Myanmar is trying to kick-start its pharmaceutical manufacturing industry, which currently consists of a handful of state-owned factories and one public-private joint venture, to wean itself off foreign imports, according to a recent report on the Frontier Myanmar news website.
The government is offering incentives to private distributors to coax them into the drugmaking game. The country's first factories are said to be nearly ready to begin producing what will "theoretically be affordable yet high-quality medication," the report said.
Currently, the only facility in Myanmar that produces finished biological products is the state-owned BPI Pharmaceutical Factory, according to the report.
The facility has been making finished biological products, such as antibiotics, vaccines and antivenom for snake bites since 1954, but only produces two of the 8 vaccines in Myanmar's national immunization regimen: those for hepatitis B and tuberculosis, according to Frontier Myanmar. The rest of Myanmar's pharma needs are met through imports and from international NGOs such as the GAVI Vaccine Alliance.
Officials worry, though, that as Myanmar becomes more developed, it will lose its "least-developed country" status as well as the benefits and international aid associated with the designation.

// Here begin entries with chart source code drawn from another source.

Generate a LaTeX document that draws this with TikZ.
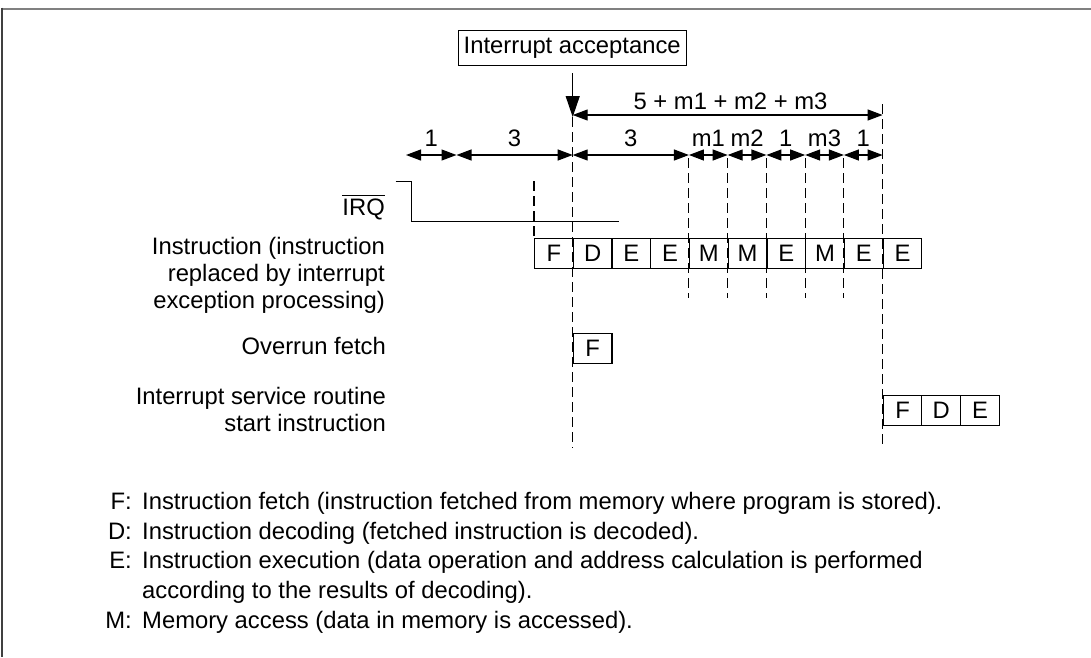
\documentclass[tikz,border=0pt]{standalone}
\usepackage{fontspec}
\setmainfont{Liberation Sans}
\usetikzlibrary{arrows.meta,calc}
\newcommand{\ovlbar}[1]{\vbox{\hrule height 1.1pt\kern 2.4pt\hbox{#1}}}
\begin{document}
\begin{tikzpicture}[x=1pt,y=-1pt,
  every node/.style={font=\fontsize{23.8}{27}\selectfont, inner sep=0pt},
  cell/.style={draw, line width=1.1pt, minimum width=38.74pt, minimum height=30pt, anchor=north west},
  dim/.style={line width=1.2pt, {Triangle[length=15pt,width=11pt]}-{Triangle[length=15pt,width=11pt]}},
  guide/.style={line width=1.1pt, dash pattern=on 10pt off 5pt},
  sig/.style={line width=1.1pt},
  key/.style={anchor=base east},
  desc/.style={anchor=base west},
]
\useasboundingbox (0,0) rectangle (1091,657);
% frame
\draw[gray, line width=2pt] (1,8.5) -- (1091,8.5);
\draw[black!75, line width=2pt] (1.5,7.5) -- (1.5,657);

% interrupt acceptance
\node[draw, line width=1.1pt, minimum width=228pt, minimum height=35pt] (acc) at (572.2,47.7) {Interrupt acceptance};
\coordinate (arrS) at (572.7,73);
\coordinate (arrE) at (572.7,117);
\draw[line width=1.2pt, -{Triangle[length=21pt,width=14pt]}] (arrS) -- (arrE);

% top dimension
\coordinate (T0) at (572.7,115);
\coordinate (T1) at (882.6,115);
\draw[dim] (T0) -- (T1);
\node[anchor=base] (toplab) at (730.5,109.3) {5 + m1 + m2 + m3};

% second row of dimensions
\coordinate (a0) at (406,155);
\coordinate (a1) at (456.5,155);
\coordinate (a2) at (572.7,155);
\coordinate (a3) at (688.92,155);
\coordinate (a4) at (727.66,155);
\coordinate (a5) at (766.4,155);
\coordinate (a6) at (805.14,155);
\coordinate (a7) at (843.88,155);
\coordinate (a8) at (882.62,155);
\foreach \p/\q/\t in {a0/a1/1, a1/a2/3, a2/a3/3, a3/a4/m1, a4/a5/m2, a5/a6/1, a6/a7/m3, a7/a8/1}{
  \draw[dim] (\p) -- (\q);
  \node[anchor=base] (l\p) at ($(\p)!0.5!(\q)+(0,-8.3)$) {\t};
}

% guide lines
\coordinate (g0) at (533.96,181);
\coordinate (gA) at (572.7,448);
\coordinate (gBt) at (882.62,104);
\coordinate (gB) at (882.62,448);
\foreach \x [count=\i] in {688.92,727.66,766.4,805.14,843.88}{
  \coordinate (gt\i) at (\x,158);
  \coordinate (gb\i) at (\x,298);
}

% instruction cells
\foreach \l [count=\i from 0] in {F,D,E,E,M,M,E,M,E,E}{
  \node[cell] (c\i) at ({533.96+\i*38.74},237.7) {\l};
}
\node[cell] (ov) at (572.7,332.7) {F};
\node[cell] (s0) at (882.62,395) {F};
\node[cell] (s1) at (921.36,395) {D};
\node[cell] (s2) at (960.1,395) {E};

\draw[guide] (g0) -- (c0.north west);
\draw[guide] (arrE) -- (gA);
\draw[guide] (gBt) -- (gB);
\foreach \i in {1,...,5}{ \draw[guide] (gt\i) -- (gb\i); }

% IRQ signal
\coordinate (q0) at (395.5,181.3);
\coordinate (q1) at (411.6,181.3);
\coordinate (q2) at (411.6,221.3);
\coordinate (q3) at (619.3,221.3);
\draw[sig] (q0) -- (q1) -- (q2) -- (q3);

% left labels
\node[anchor=base east] (irq) at (385,215) {\ovlbar{IRQ}};
\node[anchor=north east, align=right] (instr) at (385,237.4) {Instruction (instruction\\replaced by interrupt\\exception processing)};
\node[anchor=base east] (ovlab) at (386,354.3) {Overrun fetch};
\node[anchor=north east, align=right] (isr) at (386,387.3) {Interrupt service routine\\start instruction};

% legend
\node[key] (kF) at (132,509.6) {F:};
\node[desc] (dF) at (142,509.6) {Instruction fetch (instruction fetched from memory where program is stored).};
\node[key] (kD) at (132,539.2) {D:};
\node[desc] (dD) at (142,539.2) {Instruction decoding (fetched instruction is decoded).};
\node[key] (kE) at (132,568.8) {E:};
\node[desc] (dE) at (142,568.8) {Instruction execution (data operation and address calculation is performed};
\node[desc] (dE2) at (142,598.4) {according to the results of decoding).};
\node[key] (kM) at (132,628) {M:};
\node[desc] (dM) at (142,628) {Memory access (data in memory is accessed).};
\end{tikzpicture}
\end{document}
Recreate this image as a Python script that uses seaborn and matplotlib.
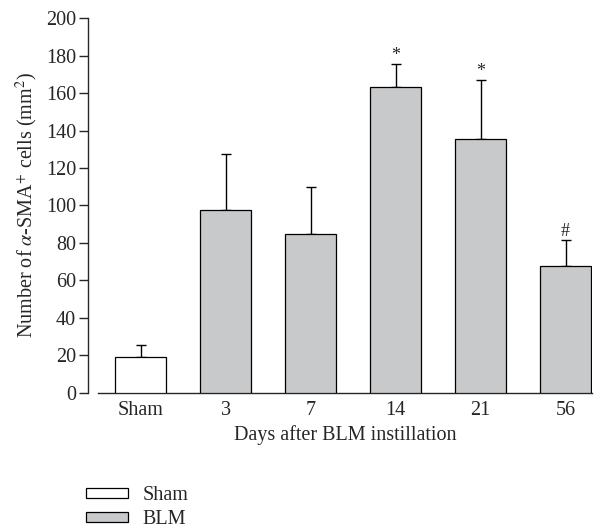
"""Bar chart of alpha-SMA+ cell counts after BLM instillation."""
import matplotlib
matplotlib.use("Agg")
import matplotlib.pyplot as plt
from matplotlib.patches import Patch
import numpy as np
import pandas as pd
import seaborn as sns

# Data
groups = ["Sham", "3", "7", "14", "21", "56"]
treatment = ["Sham", "BLM", "BLM", "BLM", "BLM", "BLM"]
means = [19.2, 97.3, 84.6, 163.1, 135.6, 67.7]
errors = [6.3, 30.0, 25.4, 12.5, 31.6, 13.7]
marks = ["", "", "", "*", "*", "#"]

colors = {"Sham": "white", "BLM": "#c8c9cb"}
FS = 14.5

sns.set_style("ticks")
plt.rcParams["font.family"] = ["Liberation Serif", "DejaVu Serif"]
plt.rcParams["mathtext.fontset"] = "stix"
plt.rcParams["font.size"] = FS

df = pd.DataFrame({"group": groups, "treatment": treatment, "value": means})

fig = plt.figure(figsize=(5.98, 5.31), dpi=100)
ax = fig.add_axes([98 / 598, 1 - 392.5 / 531, 494 / 598, 374.2 / 531])

sns.barplot(data=df, x="group", y="value", hue="treatment", palette=colors,
            order=groups, dodge=False, width=0.6, edgecolor="black",
            linewidth=0.9, legend=False, errorbar=None, ax=ax, zorder=3)

x = np.arange(len(groups))
ax.errorbar(x, means, yerr=[np.zeros(len(means)), errors], fmt="none",
            ecolor="black", elinewidth=1.0, capsize=3.5, capthick=1.0,
            zorder=2)

for xi, m, e, s in zip(x, means, errors, marks):
    if s:
        ax.text(xi, m + e + 4.5, s, ha="center", va="center", fontsize=13)

ax.set_xlim(-0.5, 5.31)
ax.set_ylim(0, 200)
ax.set_yticks(np.arange(0, 201, 20))
ax.set_xlabel("Days after BLM instillation", labelpad=3.5)
ax.set_ylabel(r"Number of $\alpha$-SMA$^{+}$ cells (mm$^{2}$)", labelpad=4)

sns.despine(ax=ax)
ax.spines["left"].set_position(("outward", 7.2))
ax.spines["left"].set_linewidth(1.0)
ax.spines["bottom"].set_linewidth(1.0)
ax.tick_params(axis="x", length=0, pad=6, labelsize=FS)
ax.tick_params(axis="y", length=6.5, width=1.0, pad=2, labelsize=FS)

handles = [Patch(facecolor=colors[k], edgecolor="black", linewidth=0.9, label=k)
           for k in ["Sham", "BLM"]]
fig.legend(handles=handles, loc="upper left",
           bbox_to_anchor=(86 / 598, 1 - 486 / 531), frameon=False,
           handlelength=2.1, handleheight=0.35, labelspacing=0.25,
           handletextpad=0.7, borderpad=0, borderaxespad=0, fontsize=FS)

fig.savefig("out.png", dpi=100)
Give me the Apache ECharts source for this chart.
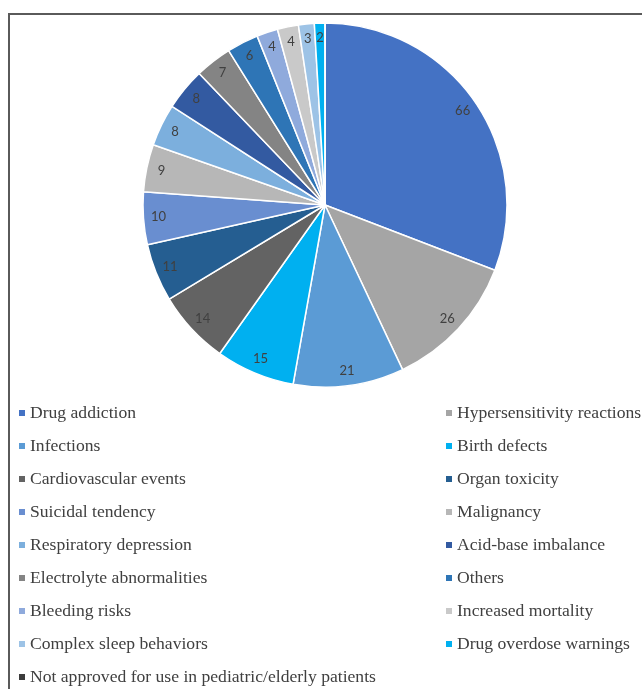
<!DOCTYPE html>
<html>
<head>
<meta charset="utf-8">
<script src="https://cdn.jsdelivr.net/npm/echarts@6/dist/echarts.min.js"></script>
<style>
  html, body { margin: 0; padding: 0; background: #fff; }
  #chart { width: 642px; height: 689px; }
</style>
</head>
<body>
<div id="chart"></div>
<script>
let categories = [
  'Drug addiction', 'Hypersensitivity reactions', 'Infections', 'Birth defects',
  'Cardiovascular events', 'Organ toxicity', 'Suicidal tendency', 'Malignancy',
  'Respiratory depression', 'Acid-base imbalance', 'Electrolyte abnormalities', 'Others',
  'Bleeding risks', 'Increased mortality', 'Complex sleep behaviors', 'Drug overdose warnings',
  'Not approved for use in pediatric/elderly patients'
];
let counts = [66, 26, 21, 15, 14, 11, 10, 9, 8, 8, 7, 6, 4, 4, 3, 2, 0];
let sliceColors = [
  '#4472C4', '#A5A5A5', '#5B9BD5', '#00B0F0',
  '#636363', '#255E91', '#698ED0', '#B7B7B7',
  '#7CAFDD', '#335AA1', '#848484', '#2E75B6',
  '#8FAADC', '#C9C9C9', '#9DC3E6', '#00B0F0',
  '#3C3C3C'
];

// pie chart

var chartDom = document.getElementById('chart');
var chart = echarts.init(chartDom);

var pieData = categories.map(function (name, i) {
  return { name: name, value: counts[i], itemStyle: { color: sliceColors[i] } };
});

// legend is two columns, alternating items
var leftNames = categories.filter(function (n, i) { return i % 2 === 0; });
var rightNames = categories.filter(function (n, i) { return i % 2 === 1; });

var legendText = {
  fontFamily: '"Liberation Serif", "Times New Roman", serif',
  fontSize: 17.6,
  color: '#404040',
  lineHeight: 20
};

option = {
  animation: false,
  graphic: [
    {
      type: 'polyline',
      shape: { points: [[9, 700], [9, 14], [700, 14]] },
      style: { stroke: '#5a5a5a', lineWidth: 2, fill: null }
    }
  ],
  legend: [
    {
      data: leftNames,
      orient: 'vertical',
      left: 19,
      top: 403,
      height: 330,
      padding: 0,
      icon: 'rect',
      itemWidth: 6,
      itemHeight: 6,
      itemGap: 13,
      itemStyle: { borderWidth: 0 },
      selectedMode: false,
      textStyle: legendText
    },
    {
      data: rightNames,
      orient: 'vertical',
      left: 446,
      top: 403,
      height: 330,
      padding: 0,
      icon: 'rect',
      itemWidth: 6,
      itemHeight: 6,
      itemGap: 13,
      itemStyle: { borderWidth: 0 },
      selectedMode: false,
      textStyle: legendText
    }
  ],
  series: [
    {
      type: 'pie',
      center: [325, 205],
      radius: [0, 182],
      startAngle: 90,
      clockwise: true,
      silent: true,
      label: { show: false },
      labelLine: { show: false },
      itemStyle: { borderColor: '#ffffff', borderWidth: 1.5 },
      data: pieData
    },
    {
      // transparent ring, only used to place the value labels near the rim
      type: 'pie',
      center: [325, 205],
      radius: [146, 182],
      startAngle: 90,
      clockwise: true,
      silent: true,
      itemStyle: { color: 'rgba(0,0,0,0)', borderWidth: 0 },
      label: {
        show: true,
        position: 'inside',
        fontFamily: 'Lato, "Open Sans", sans-serif',
        fontSize: 13,
        color: '#404040',
        formatter: function (p) { return p.value > 0 ? String(p.value) : ''; }
      },
      labelLine: { show: false },
      data: pieData.map(function (d) { return { name: d.name, value: d.value }; })
    }
  ]
};

chart.setOption(option);
</script>
</body>
</html>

Aung Zaw, head of quality assurance at BPI, said he worried that the country is developing faster than its capacity to provide these medicines, which could leave Myanmar with a shortage if the international aid dries up, the report said.
- here's the story from Frontier Myanmar
Editor's note: A previous version of this story stated that BPI was the only facility making pharmaceuticals in Myanmar; it is the only facility that produces finished biological products.